Wohlleben offers additional innovative ways to protect forests and ensure their continued usefulness. One method gaining traction in some countries is the introduction of arboreal mortuaries, where cremated human remains are interred at the base of existing trees, providing nutrients to the tree and preserving the forest's natural integrity. Arboreal mortuaries repurpose forests as cemeteries and protect them from unnecessary logging. Wohlleben also advocates for educational tourism opportunities that allow people to experience and learn about forest ecosystems, further fostering an appreciation that drives forest preservation.

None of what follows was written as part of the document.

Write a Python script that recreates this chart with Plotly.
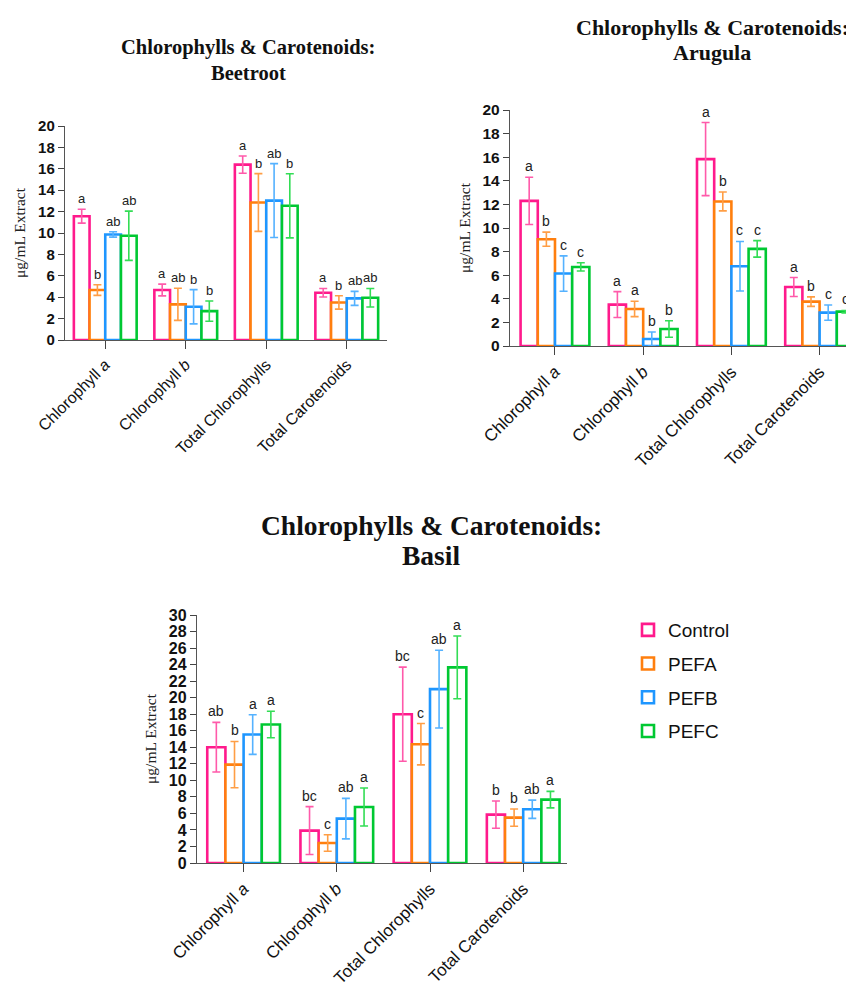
import plotly.graph_objects as go

categories = ["Chlorophyll <i>a</i>", "Chlorophyll <i>b</i>", "Total Chlorophylls", "Total Carotenoids"]
series = ["Control", "PEFA", "PEFB", "PEFC"]

# Beetroot
beet_control = [11.57, 4.67, 16.39, 4.42]
beet_pefa = [4.67, 3.33, 12.85, 3.51]
beet_pefb = [9.86, 3.11, 13.03, 3.89]
beet_pefc = [9.74, 2.70, 12.54, 3.95]
beet_control_err = [0.65, 0.55, 0.80, 0.40]
beet_pefa_err = [0.50, 1.50, 2.70, 0.62]
beet_pefb_err = [0.25, 1.60, 3.45, 0.65]
beet_pefc_err = [2.30, 0.95, 3.00, 0.87]
beet_control_lbl = ["a", "a", "a", "a"]
beet_pefa_lbl = ["b", "ab", "b", "b"]
beet_pefb_lbl = ["ab", "b", "ab", "ab"]
beet_pefc_lbl = ["ab", "b", "b", "ab"]

# Arugula
aru_control = [12.30, 3.51, 15.84, 5.00]
aru_pefa = [9.05, 3.14, 12.25, 3.76]
aru_pefb = [6.14, 0.59, 6.76, 2.83]
aru_pefc = [6.70, 1.44, 8.23, 2.91]
aru_control_err = [2.00, 1.10, 3.10, 0.80]
aru_pefa_err = [0.60, 0.65, 0.80, 0.40]
aru_pefb_err = [1.50, 0.60, 2.10, 0.65]
aru_pefc_err = [0.35, 0.70, 0.70, 0.10]
aru_control_lbl = ["a", "a", "a", "a"]
aru_pefa_lbl = ["b", "a", "b", "b"]
aru_pefb_lbl = ["c", "b", "c", "c"]
aru_pefc_lbl = ["c", "b", "c", "c"]

# Basil
bas_control = [14.01, 3.92, 18.00, 5.85]
bas_pefa = [11.90, 2.42, 14.37, 5.49]
bas_pefb = [15.54, 5.37, 21.03, 6.50]
bas_pefc = [16.75, 6.78, 23.66, 7.67]
bas_control_err = [3.00, 2.90, 5.70, 1.65]
bas_pefa_err = [2.80, 1.00, 2.50, 1.05]
bas_pefb_err = [2.40, 2.45, 4.70, 1.10]
bas_pefc_err = [1.60, 2.30, 3.80, 1.00]
bas_control_lbl = ["ab", "bc", "bc", "b"]
bas_pefa_lbl = ["b", "c", "c", "b"]
bas_pefb_lbl = ["a", "ab", "ab", "ab"]
bas_pefc_lbl = ["a", "a", "a", "a"]

line_colors = ["#FF1A8C", "#FF7F0E", "#1E96FF", "#00C832"]
err_colors = ["#FF5AAA", "#FF9E45", "#55B2FF", "#33DD55"]

# page has an 8px body margin: figure occupies 8..854 x 8..989
OFF = 8
W, H = 854 - OFF, 989 - OFF


def px(x):
    return (x - OFF) / W


def py(y):
    return 1 - (y - OFF) / H


panels = [
    dict(name="Beetroot", vals=[beet_control, beet_pefa, beet_pefb, beet_pefc],
         errs=[beet_control_err, beet_pefa_err, beet_pefb_err, beet_pefc_err],
         lbls=[beet_control_lbl, beet_pefa_lbl, beet_pefb_lbl, beet_pefc_lbl],
         xd=[px(65), px(387)], yd=[py(340), py(126)], xr=[-0.5, 3.5], yr=[0, 20],
         tick=15, cat=16, let=13, ttl=20.5, tx=px(248), ty1=py(48), ty2=py(73)),
    dict(name="Arugula", vals=[aru_control, aru_pefa, aru_pefb, aru_pefc],
         errs=[aru_control_err, aru_pefa_err, aru_pefb_err, aru_pefc_err],
         lbls=[aru_control_lbl, aru_pefa_lbl, aru_pefb_lbl, aru_pefc_lbl],
         xd=[px(510), 1.0], yd=[py(346), py(110)], xr=[-0.51, 3.39], yr=[0, 20],
         tick=15.5, cat=17, let=14, ttl=22, tx=px(712), ty1=py(27), ty2=py(53)),
    dict(name="Basil", vals=[bas_control, bas_pefa, bas_pefb, bas_pefc],
         errs=[bas_control_err, bas_pefa_err, bas_pefb_err, bas_pefc_err],
         lbls=[bas_control_lbl, bas_pefa_lbl, bas_pefb_lbl, bas_pefc_lbl],
         xd=[px(197), px(567)], yd=[py(863), py(615)], xr=[-0.5, 3.47], yr=[0, 30],
         tick=16, cat=17, let=14, ttl=27.5, tx=px(431), ty1=py(525), ty2=py(555)),
]

fig = go.Figure()
annotations = []
bar_w = 0.78 / 4
xpos = list(range(len(categories)))

for p_i, p in enumerate(panels):
    sfx = "" if p_i == 0 else str(p_i + 1)
    for j, s in enumerate(series):
        fig.add_trace(go.Bar(
            x=xpos, y=p["vals"][j], name=s,
            xaxis="x" + sfx, yaxis="y" + sfx,
            marker=dict(color="white", line=dict(color=line_colors[j], width=2.6)),
            error_y=dict(type="data", array=p["errs"][j], symmetric=True,
                         color=err_colors[j], thickness=1.6, width=4),
            legendgroup=s, showlegend=(p_i == 0),
        ))
        for i in range(len(categories)):
            annotations.append(dict(
                x=i + (j - 1.5) * bar_w, y=p["vals"][j][i] + p["errs"][j][i],
                xref="x" + sfx, yref="y" + sfx, text=p["lbls"][j][i], showarrow=False,
                yanchor="bottom", yshift=1,
                font=dict(family="Liberation Sans, Arial", size=p["let"], color="#222")))
    annotations.append(dict(x=p["tx"], y=p["ty1"], xref="paper", yref="paper",
                            text="<b>Chlorophylls &amp; Carotenoids:</b>", showarrow=False,
                            yanchor="middle", xanchor="center",
                            font=dict(family="Liberation Serif, Times New Roman", size=p["ttl"], color="#111")))
    annotations.append(dict(x=p["tx"], y=p["ty2"], xref="paper", yref="paper",
                            text="<b>" + p["name"] + "</b>", showarrow=False,
                            yanchor="middle", xanchor="center",
                            font=dict(family="Liberation Serif, Times New Roman", size=p["ttl"], color="#111")))
    fig.layout["xaxis" + sfx] = dict(
        domain=p["xd"], range=p["xr"], anchor="y" + sfx,
        tickvals=xpos, ticktext=categories, tickangle=-45,
        ticks="outside", ticklen=8, tickwidth=1.3, tickcolor="#444",
        showline=True, linecolor="#555", linewidth=1.4, showgrid=False, zeroline=False,
        tickfont=dict(family="Liberation Sans, Arial", size=p["cat"], color="#111"),
        automargin=False, fixedrange=True)
    fig.layout["yaxis" + sfx] = dict(
        domain=p["yd"], range=p["yr"], anchor="x" + sfx, dtick=2,
        ticks="outside", ticklen=6, tickwidth=1.3, tickcolor="#444",
        showline=True, linecolor="#555", linewidth=1.4, showgrid=False, zeroline=False,
        tickfont=dict(family="Liberation Sans, Arial", size=p["tick"], color="#111", weight="bold"),
        title=dict(text="μg/mL Extract", standoff=8,
                   font=dict(family="Liberation Serif, Times New Roman", size=15.5, color="#222")),
        automargin=False, fixedrange=True)

fig.update_layout(
    width=W, height=H,
    margin=dict(l=0, r=0, t=0, b=0),
    paper_bgcolor="white", plot_bgcolor="white",
    barmode="group", bargap=0.22, bargroupgap=0,
    annotations=annotations,
    showlegend=True,
    legend=dict(x=px(628), y=py(611), xanchor="left", yanchor="top",
                traceorder="grouped", tracegroupgap=6,
                font=dict(family="Liberation Sans, Arial", size=19, color="#111"),
                bgcolor="rgba(0,0,0,0)"),
)

fig.write_html("out.html")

(Shortform note: The increasing awareness of the environmental impact of traditional burial practices has led to a rise in interest in "green burials," like those described by Wohlleben. Green burials not only reduce your carbon footprint and preserve natural habitats, but they can also save families thousands of dollars on funeral expenses. Funeral professionals say the biggest challenge for green burials is a lack of awareness and resources, but there are over 150 green cemeteries in the US and Canada. The Green Burial Council offers resources and a list of potential providers for people interested in a green burial.)

Finally, Wohlleben argues that the best thing we can do for forests is to recognize their innate value and leave them alone to live out their lives with dignity.

Do We Need an Alternative Economic Model?

Wohlleben argues that changing how we perceive trees and letting them be has the power to change the balance in our current environmental crisis. In his review in The New Yorker, Moor argues that Wohlleben fails to address the underlying cause of the crisis—an economic system predicated on growth.

In Doughnut Economics, Kate Raworth argues that an economy based primarily on growth (and therefore intensive extraction of natural resources) is unsustainable. Raworth offers an alternative model. The central idea of the “doughnut economy” is to grow the economy enough to support the basic needs of all humans, but not so much that the economic growth exceeds the planet’s ability to regenerate resources that support life on Earth. Raworth’s conception of the post-growth economy requires the following changes: a negative-interest currency, tax reform, and breaking the culture of consumerism. She recommends specific policies to reform the global economy and de-emphasize growth.

Applying the principles of doughnut economics to Wohlleben's argument would require shifting our perception of trees from resources to essential components of a sustainable ecosystem. This would mean implementing policies and incentives that discourage clear-cutting and unsustainable extraction and instead encourage practices such as selective logging or agroforestry.